4. L'« estampille munichoise » : une diabolisation transhistorique
La référence à Munich (1938), où la Grande-Bretagne et la France cédèrent les Sudètes à Hitler pour éviter la guerre, dépasse depuis longtemps l'événement historique. Elle est devenue un code moral, un outil rhétorique pour disqualifier toute position jugée trop prudente.
Exemples :
États-Unis, années 1950-1960 : McCarthy et Goldwater assimilent modérés et pacifistes à des « appeasers ».
Le général Curtis LeMay, reproche frontalement à John F. Kennedy de ne pas lancer immédiatement une attaque aérienne massive contre Cuba. En substance, il disait : « C'est presque aussi grave que la politique d'apaisement de Munich. ».
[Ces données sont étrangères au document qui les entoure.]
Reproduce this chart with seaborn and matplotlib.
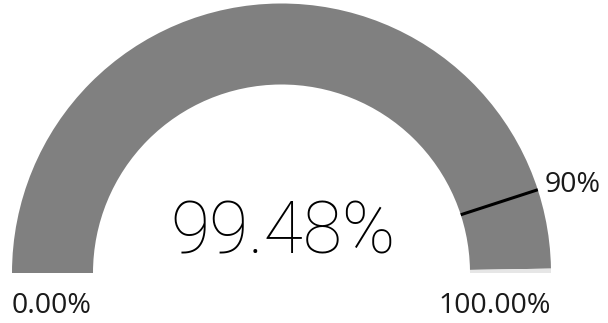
import numpy as np
import matplotlib
matplotlib.use("Agg")
import matplotlib.pyplot as plt
import seaborn as sns

# Gauge values
value = 99.48
target = 90.0
gauge_min = 0.0
gauge_max = 100.0

fill_color = "#808080"
track_color = "#e6e6e6"

sns.set_theme(style="white")
plt.rcParams["font.family"] = ["Open Sans", "DejaVu Sans"]

W, H = 608, 323
fig = plt.figure(figsize=(W / 100, H / 100), dpi=100)
ax = fig.add_axes([0, 0, 1, 1])

cx, cy = 281.5, 50.0
r_out, r_in = 269.5, 188.5
span = gauge_max - gauge_min

# Half-donut: filled part, remaining track, and an invisible lower half
ax.pie(
    [value - gauge_min, gauge_max - value, span],
    colors=[fill_color, track_color, "none"],
    startangle=180, counterclock=False,
    radius=r_out, center=(cx, cy), frame=True,
    wedgeprops=dict(width=r_out - r_in, linewidth=0),
)

# Target marker across the band
theta = np.pi * (1 - (target - gauge_min) / span)
ax.plot([cx + r_in * np.cos(theta), cx + r_out * np.cos(theta)],
        [cy + r_in * np.sin(theta), cy + r_out * np.sin(theta)],
        color="black", lw=2.2, solid_capstyle="butt")

ax.set_xlim(0, W)
ax.set_ylim(0, H)
ax.set_aspect("equal")
ax.axis("off")

lab_kw = dict(fontsize=20.5, color="#1a1a1a", va="baseline")
ax.text(cx - r_out, 10, f"{gauge_min:.2f}%", ha="left", **lab_kw)
ax.text(cx + r_out, 10, f"{gauge_max:.2f}%", ha="right", **lab_kw)
ax.text(545, 131, f"{target:.0f}%", ha="left", **lab_kw)

ax.text(cx + 1, 70, f"{value:.2f}%", ha="center", va="baseline",
        fontsize=51.5, color="#000000", family=["Roboto", "DejaVu Sans"],
        fontweight="light")

fig.savefig("out.png", dpi=100)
Guerre du Vietnam, années 1970 : les critiques de la guerre sont accusés de « munichisme ».
Guerre d'Irak, 2003 : l'administration Bush présente les sceptiques comme de nouveaux « Chamberlain ».
Europe, 2022-2025 : toute voix appelant à la désescalade face à Moscou est implicitement soupçonnée de faiblesse, parfois même de complicité.
La force de l'étampille munichoise est de transformer une position stratégique en faute morale. Elle traverse l'histoire sans perdre de son efficacité : de McCarthy à Macron, de Goldwater à l'actuelle diplomatie européenne, Munich sert toujours de clé pour lire la politique à travers le prisme de la peur et de la culpabilité.
Conclusion : la peur recyclée
En observant cet arc historique à rebours, de McCarthy à Macron, du maccarthysme au conflit russo-ukrainien, on voit que la figure de la menace, qu'elle s'appelle URSS, Russie de Poutine ou « menace hybride », sert depuis un siècle de boussole idéologique et d'arme argumentative.
Qu'elle prenne la forme d'une peur rouge, d'une alerte militaire ou de l'estampille munichoise, elle poursuit toujours le même travail : réduire la complexité, imposer l'orthodoxie, étouffer la dissidence et maintenir la population dans un état d'alerte permanente.
Paradoxalement, ceux qui prétendent aujourd'hui « lutter contre le complotisme » reprennent à leur compte l'imaginaire même du complot : un ennemi tentaculaire, omniprésent, animé d'une intention malveillante et toujours au bord de frapper.
Les chars n'arrivent jamais.
Mais la peur, elle, revient toujours.